Even the once-Stakhanovite CEO class, who used to think lunch was for wimps, has turned sybaritic.

Their poster boy is Andrew Formica, the departing boss of leading City fund manager Jupiter, who last week announced his plans to quit aged 51 to ‘sit at the beach and do nothing’.

He is not alone. In the U.S., the pandemic has spawned an ‘anti-work’ movement, which purports to be a critique of exploitative and pointless labour. Critics view it in a less elevated light, as a charter for idlers and malingerers.

Economists at Goldman Sachs recently pointed to the disdain for work as a long-term risk to productivity and growth.

I hear countless stories from chief executives having to woo staff to come back to offices, and of trying to hire recruits who demand a long weekend ‘working’ every Monday and Friday at home.

They even have their own nickname: the ‘TWATs’, standing for employees who only want to turn up on ‘Tuesday, Wednesday And Thursday’.

‘Remoaners’ glibly attribute the current staff shortages to Brexit and curbs on immigraton. Before the UK left the EU, employers could simply fill any gaps by importing workers from elsewhere in the bloc.

Some, including the bosses of airlines easyJet and Ryanair, are demanding to be allowed to do so again.

But whatever one’s views on the EU, instead of bleating about a referendum that took place six years ago, employers should first look at the huge pool of potential labour in front of their noses here in the UK.

This is not an easy answer. No one is suggesting invalids at death’s door should be ejected from their beds and forced into offices, shops and factories.

But not all are in that predicament. If GPs actually saw more patients in person, they might be better able to distinguish the truly unwell from the lazy lead-swingers.

Others may be capable of some work, despite their illness, if employers offered training, flexible hours and an accommodating workplace. If even a percentage can be encouraged back to the labour market, it could be a significant help with the staffing drought that is blighting every sector of the economy.

Industries from airports to restaurants are hobbled by a lack of manpower, much to the frustration of their customers.

And the shift in the balance of power between employers and employees is emboldening a new generation of strutting trades union barons, led by the RMT blowhard Mick Lynch.
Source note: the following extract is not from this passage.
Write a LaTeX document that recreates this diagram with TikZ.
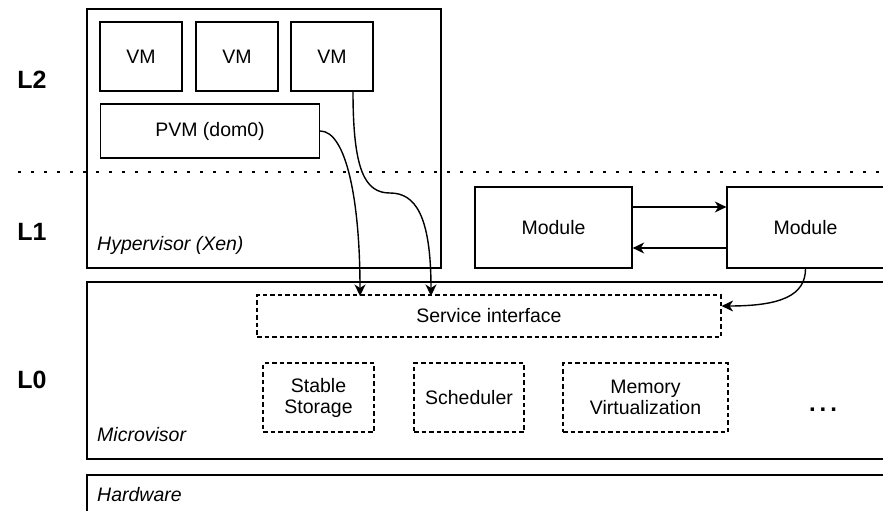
\documentclass[tikz,border=0pt]{standalone}
\usepackage{fontspec}
\setmainfont{Liberation Sans}
\usetikzlibrary{arrows.meta,calc}

\tikzset{
  box/.style={draw=black, line width=1.3pt, fill=white, inner sep=0pt,
              font=\fontsize{19.5}{21}\selectfont, align=center},
  dbox/.style={box, dash pattern=on 4.5pt off 3pt, line width=1.2pt},
  levellabel/.style={font=\fontsize{25}{28}\selectfont\bfseries},
  layerlabel/.style={font=\fontsize{19.5}{21}\selectfont\itshape, anchor=base west, inner sep=0pt},
  conn/.style={line width=1.4pt, -{Stealth[length=11.5pt,width=11pt,inset=3.5pt]}},
}

\begin{document}
\begin{tikzpicture}[x=1pt, y=-1pt]
\useasboundingbox (0,0) rectangle (883,511);
\clip (0,0) rectangle (883,511);

% layer containers
\node[box, minimum width=354pt, minimum height=259pt] (hyp) at (264,138.5) {};
\node[box, minimum width=803pt, minimum height=177pt] (micro) at (488.5,370.5) {};
\node[box, minimum width=803pt, minimum height=45pt] (hw) at (488.5,497.5) {};

% separator between L2 and L1
\draw[line width=2.8pt, dash pattern=on 2.8pt off 10.2pt] (18,172) -- (883,172);

% guests
\node[box, minimum width=82pt, minimum height=69pt] (vma) at (141,56.5) {VM};
\node[box, minimum width=82pt, minimum height=69pt] (vmb) at (237,56.5) {VM};
\node[box, minimum width=82pt, minimum height=69pt] (vmc) at (332,56.5) {VM};
\node[box, minimum width=219pt, minimum height=54pt] (pvm) at (210,131) {PVM (dom0)};

% L1 modules
\node[box, minimum width=157pt, minimum height=81pt] (moda) at (553.5,227.5) {Module};
\node[box, minimum width=157pt, minimum height=81pt] (modb) at (805.5,227.5) {Module};

% microvisor services
\node[dbox, minimum width=464pt, minimum height=42pt] (si) at (489,316) {Service interface};
\node[dbox, minimum width=111pt, minimum height=69pt] (ss) at (318.5,397.5) {Stable\\Storage};
\node[dbox, minimum width=110pt, minimum height=69pt] (sch) at (469,397.5) {Scheduler};
\node[dbox, minimum width=165pt, minimum height=69pt] (mem) at (645.5,397.5) {Memory\\Virtualization};
\node[font=\fontsize{24}{26}\selectfont\bfseries, anchor=base, inner sep=0pt] (more) at (823,411.5)
  {.\kern3.9pt.\kern3.9pt.};

% level and layer labels
\node[levellabel] (ltwo) at (32,80) {L2};
\node[levellabel] (lone) at (32,232) {L1};
\node[levellabel] (lzero) at (32,380) {L0};
\node[layerlabel] (hyplbl) at (97,250) {Hypervisor (Xen)};
\node[layerlabel] (microlbl) at (97,441) {Microvisor};
\node[layerlabel] (hwlbl) at (97,501) {Hardware};

% connector end points on the service interface
\coordinate (pvmin) at (360,296);
\coordinate (vmin) at (431,296);
\coordinate (vmbend) at (390,193);

% connectors
\draw[conn] (pvm.east) .. controls +(26,0) and +(0,-96) .. (pvmin);
\draw[conn] ([xshift=21pt]vmc.south) .. controls +(0,79) and +(-25,0) .. (vmbend)
            .. controls +(25,0) and +(0,-81) .. (vmin);
\draw[conn] ([yshift=20.5pt]moda.east) -- ([yshift=20.5pt]modb.west);
\draw[conn] ([yshift=-20.5pt]modb.west) -- ([yshift=-20.5pt]moda.east);
\draw[conn] (modb.south) .. controls +(0,27) and +(59,0) .. ([yshift=10pt]si.east);
\end{tikzpicture}
\end{document}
It is neither cruel nor uncaring to want to help people back into work. Unemployment can be extremely damaging to health and even kill.

I am convinced that the despair my father felt over his redundancy and his descent into heavy drinking led to his death at far too young an age, when he was barely 60.

He might be alive now if he had been given a chance to work again.

Fortunately, the opportunities are far easier to come by now than they were then, for anyone willing.

Employment gurus such as James Reed, chairman of the nationwide recruitment agency of that name, says this is a great time to be looking for a job.

Brexit was predicated on the UK becoming a dynamic go-getting economy un-shackled from the EU, competing against the likes of Singapore.

We will not achieve that if millions of people turn their backs on careers and ambition.

Work is not just another lifestyle choice but a financial and moral imperative, the bedrock of self-respect.

Britain is in danger of losing its work ethic, and we do so at our peril.